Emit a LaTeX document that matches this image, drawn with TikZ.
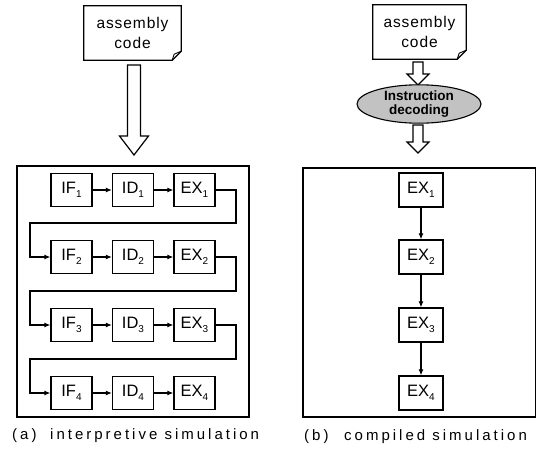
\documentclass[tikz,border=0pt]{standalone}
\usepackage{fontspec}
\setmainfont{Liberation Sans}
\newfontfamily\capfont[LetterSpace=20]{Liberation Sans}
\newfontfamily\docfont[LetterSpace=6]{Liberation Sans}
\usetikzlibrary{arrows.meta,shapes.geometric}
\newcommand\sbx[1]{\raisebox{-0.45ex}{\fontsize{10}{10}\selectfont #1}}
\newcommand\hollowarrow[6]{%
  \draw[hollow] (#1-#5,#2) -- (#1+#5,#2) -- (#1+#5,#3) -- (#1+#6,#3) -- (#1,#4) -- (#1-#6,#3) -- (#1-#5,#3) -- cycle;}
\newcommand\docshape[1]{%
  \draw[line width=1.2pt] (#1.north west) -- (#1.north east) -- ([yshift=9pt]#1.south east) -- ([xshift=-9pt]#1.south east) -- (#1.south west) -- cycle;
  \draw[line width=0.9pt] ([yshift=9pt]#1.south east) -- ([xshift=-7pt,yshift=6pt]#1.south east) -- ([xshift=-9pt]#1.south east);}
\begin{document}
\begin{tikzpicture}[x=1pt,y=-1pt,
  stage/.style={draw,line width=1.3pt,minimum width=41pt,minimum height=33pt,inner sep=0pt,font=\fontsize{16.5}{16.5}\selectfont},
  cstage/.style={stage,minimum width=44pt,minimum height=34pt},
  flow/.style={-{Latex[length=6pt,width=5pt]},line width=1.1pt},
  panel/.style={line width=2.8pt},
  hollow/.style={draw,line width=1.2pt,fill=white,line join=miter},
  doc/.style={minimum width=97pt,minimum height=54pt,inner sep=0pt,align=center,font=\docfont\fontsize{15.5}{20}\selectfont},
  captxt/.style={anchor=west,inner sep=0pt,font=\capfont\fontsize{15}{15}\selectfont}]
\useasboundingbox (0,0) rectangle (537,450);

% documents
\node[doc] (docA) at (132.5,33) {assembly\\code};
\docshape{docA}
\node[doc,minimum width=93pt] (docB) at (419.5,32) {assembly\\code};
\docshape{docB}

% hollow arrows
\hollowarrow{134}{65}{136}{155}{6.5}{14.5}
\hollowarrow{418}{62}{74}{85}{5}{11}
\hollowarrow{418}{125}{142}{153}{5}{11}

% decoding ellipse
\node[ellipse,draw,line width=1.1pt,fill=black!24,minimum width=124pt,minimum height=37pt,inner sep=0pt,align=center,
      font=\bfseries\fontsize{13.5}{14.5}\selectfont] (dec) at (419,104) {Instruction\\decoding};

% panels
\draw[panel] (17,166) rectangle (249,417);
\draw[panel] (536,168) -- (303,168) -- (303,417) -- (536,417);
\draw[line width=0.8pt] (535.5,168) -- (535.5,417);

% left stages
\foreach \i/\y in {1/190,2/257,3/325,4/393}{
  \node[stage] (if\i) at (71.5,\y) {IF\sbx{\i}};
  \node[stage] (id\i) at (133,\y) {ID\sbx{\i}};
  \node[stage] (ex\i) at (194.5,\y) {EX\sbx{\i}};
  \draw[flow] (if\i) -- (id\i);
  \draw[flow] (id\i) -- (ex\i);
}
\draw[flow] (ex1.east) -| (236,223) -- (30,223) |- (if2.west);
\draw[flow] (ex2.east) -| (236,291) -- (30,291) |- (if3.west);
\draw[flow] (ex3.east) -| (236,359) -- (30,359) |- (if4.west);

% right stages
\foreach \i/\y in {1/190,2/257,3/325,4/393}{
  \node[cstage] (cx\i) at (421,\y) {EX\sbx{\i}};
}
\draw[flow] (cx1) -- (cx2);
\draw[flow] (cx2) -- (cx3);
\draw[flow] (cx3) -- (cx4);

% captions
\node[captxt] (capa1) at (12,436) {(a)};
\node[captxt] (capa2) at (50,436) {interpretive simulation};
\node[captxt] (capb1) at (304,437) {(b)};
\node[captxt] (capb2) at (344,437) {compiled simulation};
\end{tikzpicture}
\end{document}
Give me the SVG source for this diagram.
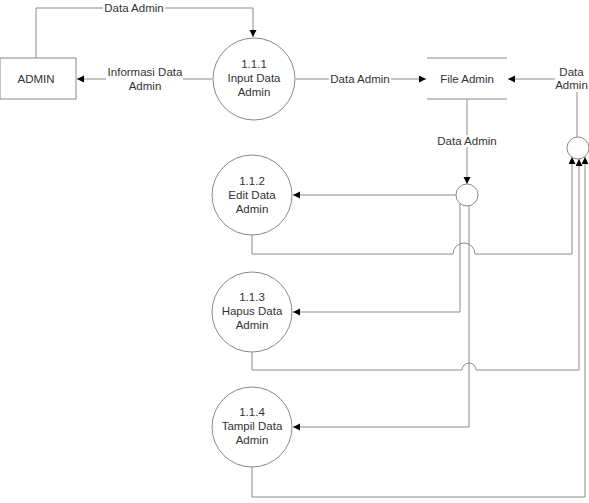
****************
▶ The task
Exactly reproduce the entries above, minus the pictures.

▶ Reply
Emit a LaTeX document that matches this image, drawn with TikZ.
\documentclass[tikz,border=0pt]{standalone}
\usepackage{fontspec}
\setmainfont{Liberation Sans}
\newfontfamily\capfont[LetterSpace=20]{Liberation Sans}
\newfontfamily\docfont[LetterSpace=6]{Liberation Sans}
\usetikzlibrary{arrows.meta,shapes.geometric}
\newcommand\sbx[1]{\raisebox{-0.45ex}{\fontsize{10}{10}\selectfont #1}}
\newcommand\hollowarrow[6]{%
  \draw[hollow] (#1-#5,#2) -- (#1+#5,#2) -- (#1+#5,#3) -- (#1+#6,#3) -- (#1,#4) -- (#1-#6,#3) -- (#1-#5,#3) -- cycle;}
\newcommand\docshape[1]{%
  \draw[line width=1.2pt] (#1.north west) -- (#1.north east) -- ([yshift=9pt]#1.south east) -- ([xshift=-9pt]#1.south east) -- (#1.south west) -- cycle;
  \draw[line width=0.9pt] ([yshift=9pt]#1.south east) -- ([xshift=-7pt,yshift=6pt]#1.south east) -- ([xshift=-9pt]#1.south east);}
\begin{document}
\begin{tikzpicture}[x=1pt,y=-1pt,
  stage/.style={draw,line width=1.3pt,minimum width=41pt,minimum height=33pt,inner sep=0pt,font=\fontsize{16.5}{16.5}\selectfont},
  cstage/.style={stage,minimum width=44pt,minimum height=34pt},
  flow/.style={-{Latex[length=6pt,width=5pt]},line width=1.1pt},
  panel/.style={line width=2.8pt},
  hollow/.style={draw,line width=1.2pt,fill=white,line join=miter},
  doc/.style={minimum width=97pt,minimum height=54pt,inner sep=0pt,align=center,font=\docfont\fontsize{15.5}{20}\selectfont},
  captxt/.style={anchor=west,inner sep=0pt,font=\capfont\fontsize{15}{15}\selectfont}]
\useasboundingbox (0,0) rectangle (537,450);

% documents
\node[doc] (docA) at (132.5,33) {assembly\\code};
\docshape{docA}
\node[doc,minimum width=93pt] (docB) at (419.5,32) {assembly\\code};
\docshape{docB}

% hollow arrows
\hollowarrow{134}{65}{136}{155}{6.5}{14.5}
\hollowarrow{418}{62}{74}{85}{5}{11}
\hollowarrow{418}{125}{142}{153}{5}{11}

% decoding ellipse
\node[ellipse,draw,line width=1.1pt,fill=black!24,minimum width=124pt,minimum height=37pt,inner sep=0pt,align=center,
      font=\bfseries\fontsize{13.5}{14.5}\selectfont] (dec) at (419,104) {Instruction\\decoding};

% panels
\draw[panel] (17,166) rectangle (249,417);
\draw[panel] (536,168) -- (303,168) -- (303,417) -- (536,417);
\draw[line width=0.8pt] (535.5,168) -- (535.5,417);

% left stages
\foreach \i/\y in {1/190,2/257,3/325,4/393}{
  \node[stage] (if\i) at (71.5,\y) {IF\sbx{\i}};
  \node[stage] (id\i) at (133,\y) {ID\sbx{\i}};
  \node[stage] (ex\i) at (194.5,\y) {EX\sbx{\i}};
  \draw[flow] (if\i) -- (id\i);
  \draw[flow] (id\i) -- (ex\i);
}
\draw[flow] (ex1.east) -| (236,223) -- (30,223) |- (if2.west);
\draw[flow] (ex2.east) -| (236,291) -- (30,291) |- (if3.west);
\draw[flow] (ex3.east) -| (236,359) -- (30,359) |- (if4.west);

% right stages
\foreach \i/\y in {1/190,2/257,3/325,4/393}{
  \node[cstage] (cx\i) at (421,\y) {EX\sbx{\i}};
}
\draw[flow] (cx1) -- (cx2);
\draw[flow] (cx2) -- (cx3);
\draw[flow] (cx3) -- (cx4);

% captions
\node[captxt] (capa1) at (12,436) {(a)};
\node[captxt] (capa2) at (50,436) {interpretive simulation};
\node[captxt] (capb1) at (304,437) {(b)};
\node[captxt] (capb2) at (344,437) {compiled simulation};
\end{tikzpicture}
\end{document}
Give me the SVG source for this diagram.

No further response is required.